***** DATASET CONTENT *****

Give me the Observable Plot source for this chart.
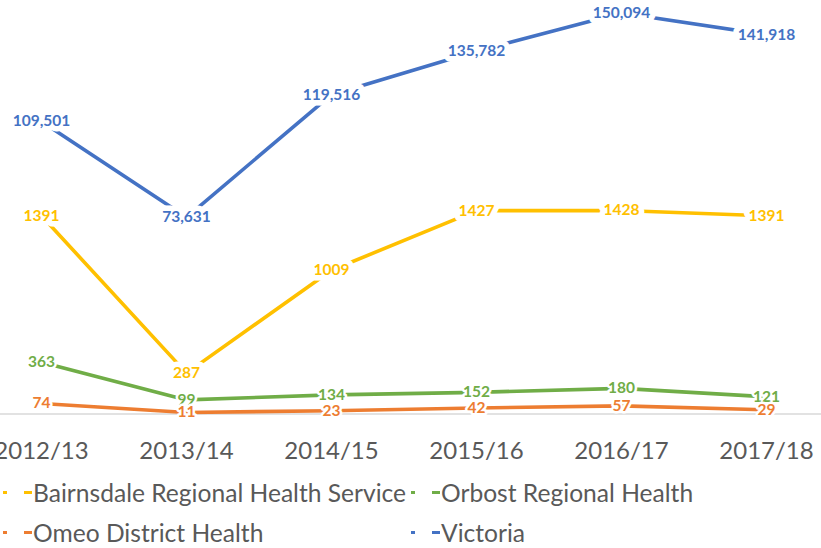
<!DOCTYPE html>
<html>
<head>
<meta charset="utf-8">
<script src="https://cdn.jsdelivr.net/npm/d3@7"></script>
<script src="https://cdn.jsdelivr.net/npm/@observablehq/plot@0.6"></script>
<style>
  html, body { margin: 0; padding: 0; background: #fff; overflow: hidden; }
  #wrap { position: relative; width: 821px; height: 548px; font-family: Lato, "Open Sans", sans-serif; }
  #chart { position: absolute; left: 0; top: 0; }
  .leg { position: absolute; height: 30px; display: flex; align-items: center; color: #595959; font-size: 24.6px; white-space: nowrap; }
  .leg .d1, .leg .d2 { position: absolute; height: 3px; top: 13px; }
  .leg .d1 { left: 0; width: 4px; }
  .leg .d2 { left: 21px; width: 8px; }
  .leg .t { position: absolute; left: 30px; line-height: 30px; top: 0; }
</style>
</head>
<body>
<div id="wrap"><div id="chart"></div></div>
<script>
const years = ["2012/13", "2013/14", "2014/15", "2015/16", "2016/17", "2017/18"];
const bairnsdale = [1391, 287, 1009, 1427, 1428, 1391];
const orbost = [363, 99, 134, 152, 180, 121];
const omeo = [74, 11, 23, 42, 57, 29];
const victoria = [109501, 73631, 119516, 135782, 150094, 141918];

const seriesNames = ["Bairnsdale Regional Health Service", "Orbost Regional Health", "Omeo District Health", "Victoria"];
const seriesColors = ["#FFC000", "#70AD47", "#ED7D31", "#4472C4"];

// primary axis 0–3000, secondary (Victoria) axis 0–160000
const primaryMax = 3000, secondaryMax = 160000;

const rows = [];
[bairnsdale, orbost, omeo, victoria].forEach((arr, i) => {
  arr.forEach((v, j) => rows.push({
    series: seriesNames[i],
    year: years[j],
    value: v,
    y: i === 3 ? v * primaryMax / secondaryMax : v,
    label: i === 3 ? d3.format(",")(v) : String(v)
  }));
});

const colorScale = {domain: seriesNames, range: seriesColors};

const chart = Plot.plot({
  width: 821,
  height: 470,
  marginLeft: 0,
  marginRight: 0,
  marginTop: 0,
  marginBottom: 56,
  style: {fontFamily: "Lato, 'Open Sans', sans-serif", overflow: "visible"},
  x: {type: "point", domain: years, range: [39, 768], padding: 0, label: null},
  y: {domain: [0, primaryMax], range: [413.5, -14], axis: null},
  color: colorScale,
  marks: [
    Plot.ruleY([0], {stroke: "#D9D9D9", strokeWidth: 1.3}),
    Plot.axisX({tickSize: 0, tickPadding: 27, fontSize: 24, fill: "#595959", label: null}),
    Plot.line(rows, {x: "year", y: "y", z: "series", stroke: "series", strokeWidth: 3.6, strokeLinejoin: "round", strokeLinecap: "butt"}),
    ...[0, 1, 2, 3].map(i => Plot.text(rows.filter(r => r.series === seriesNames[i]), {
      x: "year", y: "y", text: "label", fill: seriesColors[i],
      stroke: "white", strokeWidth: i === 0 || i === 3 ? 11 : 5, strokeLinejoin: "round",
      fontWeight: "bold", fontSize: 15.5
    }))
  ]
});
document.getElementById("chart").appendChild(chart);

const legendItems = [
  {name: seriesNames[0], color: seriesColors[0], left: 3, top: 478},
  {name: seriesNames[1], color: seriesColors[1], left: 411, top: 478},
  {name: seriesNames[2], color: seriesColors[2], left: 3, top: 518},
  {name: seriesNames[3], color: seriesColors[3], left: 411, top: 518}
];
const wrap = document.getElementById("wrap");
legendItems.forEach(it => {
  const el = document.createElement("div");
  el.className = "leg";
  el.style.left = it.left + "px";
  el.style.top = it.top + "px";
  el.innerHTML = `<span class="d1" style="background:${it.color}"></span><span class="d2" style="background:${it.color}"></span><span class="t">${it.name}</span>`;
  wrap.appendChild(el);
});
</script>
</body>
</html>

*****

◆ THE REQUEST: Repeat all the data as it stands, dropping any images it holds.

◆ SOLVED EXERCISE:
Give me the Observable Plot source for this chart.
<!DOCTYPE html>
<html>
<head>
<meta charset="utf-8">
<script src="https://cdn.jsdelivr.net/npm/d3@7"></script>
<script src="https://cdn.jsdelivr.net/npm/@observablehq/plot@0.6"></script>
<style>
  html, body { margin: 0; padding: 0; background: #fff; overflow: hidden; }
  #wrap { position: relative; width: 821px; height: 548px; font-family: Lato, "Open Sans", sans-serif; }
  #chart { position: absolute; left: 0; top: 0; }
  .leg { position: absolute; height: 30px; display: flex; align-items: center; color: #595959; font-size: 24.6px; white-space: nowrap; }
  .leg .d1, .leg .d2 { position: absolute; height: 3px; top: 13px; }
  .leg .d1 { left: 0; width: 4px; }
  .leg .d2 { left: 21px; width: 8px; }
  .leg .t { position: absolute; left: 30px; line-height: 30px; top: 0; }
</style>
</head>
<body>
<div id="wrap"><div id="chart"></div></div>
<script>
const years = ["2012/13", "2013/14", "2014/15", "2015/16", "2016/17", "2017/18"];
const bairnsdale = [1391, 287, 1009, 1427, 1428, 1391];
const orbost = [363, 99, 134, 152, 180, 121];
const omeo = [74, 11, 23, 42, 57, 29];
const victoria = [109501, 73631, 119516, 135782, 150094, 141918];

const seriesNames = ["Bairnsdale Regional Health Service", "Orbost Regional Health", "Omeo District Health", "Victoria"];
const seriesColors = ["#FFC000", "#70AD47", "#ED7D31", "#4472C4"];

// primary axis 0–3000, secondary (Victoria) axis 0–160000
const primaryMax = 3000, secondaryMax = 160000;

const rows = [];
[bairnsdale, orbost, omeo, victoria].forEach((arr, i) => {
  arr.forEach((v, j) => rows.push({
    series: seriesNames[i],
    year: years[j],
    value: v,
    y: i === 3 ? v * primaryMax / secondaryMax : v,
    label: i === 3 ? d3.format(",")(v) : String(v)
  }));
});

const colorScale = {domain: seriesNames, range: seriesColors};

const chart = Plot.plot({
  width: 821,
  height: 470,
  marginLeft: 0,
  marginRight: 0,
  marginTop: 0,
  marginBottom: 56,
  style: {fontFamily: "Lato, 'Open Sans', sans-serif", overflow: "visible"},
  x: {type: "point", domain: years, range: [39, 768], padding: 0, label: null},
  y: {domain: [0, primaryMax], range: [413.5, -14], axis: null},
  color: colorScale,
  marks: [
    Plot.ruleY([0], {stroke: "#D9D9D9", strokeWidth: 1.3}),
    Plot.axisX({tickSize: 0, tickPadding: 27, fontSize: 24, fill: "#595959", label: null}),
    Plot.line(rows, {x: "year", y: "y", z: "series", stroke: "series", strokeWidth: 3.6, strokeLinejoin: "round", strokeLinecap: "butt"}),
    ...[0, 1, 2, 3].map(i => Plot.text(rows.filter(r => r.series === seriesNames[i]), {
      x: "year", y: "y", text: "label", fill: seriesColors[i],
      stroke: "white", strokeWidth: i === 0 || i === 3 ? 11 : 5, strokeLinejoin: "round",
      fontWeight: "bold", fontSize: 15.5
    }))
  ]
});
document.getElementById("chart").appendChild(chart);

const legendItems = [
  {name: seriesNames[0], color: seriesColors[0], left: 3, top: 478},
  {name: seriesNames[1], color: seriesColors[1], left: 411, top: 478},
  {name: seriesNames[2], color: seriesColors[2], left: 3, top: 518},
  {name: seriesNames[3], color: seriesColors[3], left: 411, top: 518}
];
const wrap = document.getElementById("wrap");
legendItems.forEach(it => {
  const el = document.createElement("div");
  el.className = "leg";
  el.style.left = it.left + "px";
  el.style.top = it.top + "px";
  el.innerHTML = `<span class="d1" style="background:${it.color}"></span><span class="d2" style="background:${it.color}"></span><span class="t">${it.name}</span>`;
  wrap.appendChild(el);
});
</script>
</body>
</html>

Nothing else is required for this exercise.